The federal government offers tax credits for the generation of wind and solar generation. The Texas Public Policy Foundation has estimated that the cost of these credits for wind generation alone will cost $65 billion through 2029.
While estimates vary, Texans pay in the neighborhood of 17 percent of all federal income taxes. That means our share of the federal wind energy tax credits is about $11 billion.
And the price tag keeps going up. The more subsidies are offered, the more renewable energy generation is built. It is an upward spiral that has no end in sight.
Yet while we can’t foresee how much renewable energy is built in Texas, it is much easier to understand the end result of these policies. We’ve already seen some of the effects.
Texas once again reached record usage of electricity this summer. With temperatures pushing 110 degrees, Texas hit its all-time peak hourly usage rate of 72,192 megawatts on July 18 between 4 p.m. and 5 p.m.
Even with this record usage, Texas generators managed to produce enough electricity to keep the lights on. No thanks to renewables, however.
The subsidies for renewables helped push more than 4,000 megawatts of coal-fired generation off the grid this past year as these plants struggled to remain profitable while competing against subsidized competitors. Even investment in low-cost generation from natural gas may be affected as well.
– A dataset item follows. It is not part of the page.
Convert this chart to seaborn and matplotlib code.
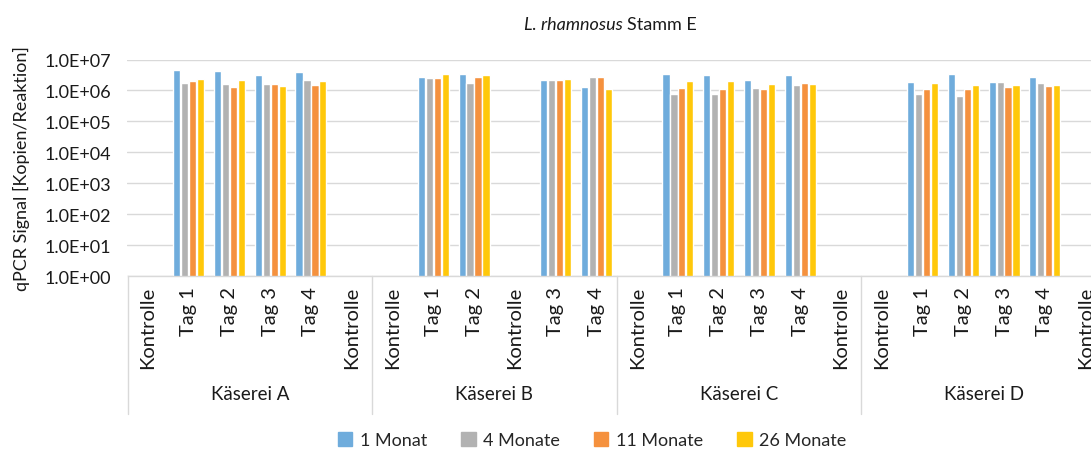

Remember, all of this is taking place in the midst of an increase in oil and gas production perhaps unparalleled in history. In other words, at a time when efficient, inexpensive energy is flooding the market, Texas and the U.S. are paying billions of dollars in subsidies for energy production from technologies that became outdated back in the 19th Century.
The Texas Legislature has an opportunity in 2019 to reverse the harm being done by renewable subsidies to Texas taxpayers and its economy, as well as Midland’s. By ending state and local tax abatements and forcing renewables to the costs they impose on Texas’ electric grid, Texas’ energy and economic expansion will continue to bless Texans—and Americans—for years to come.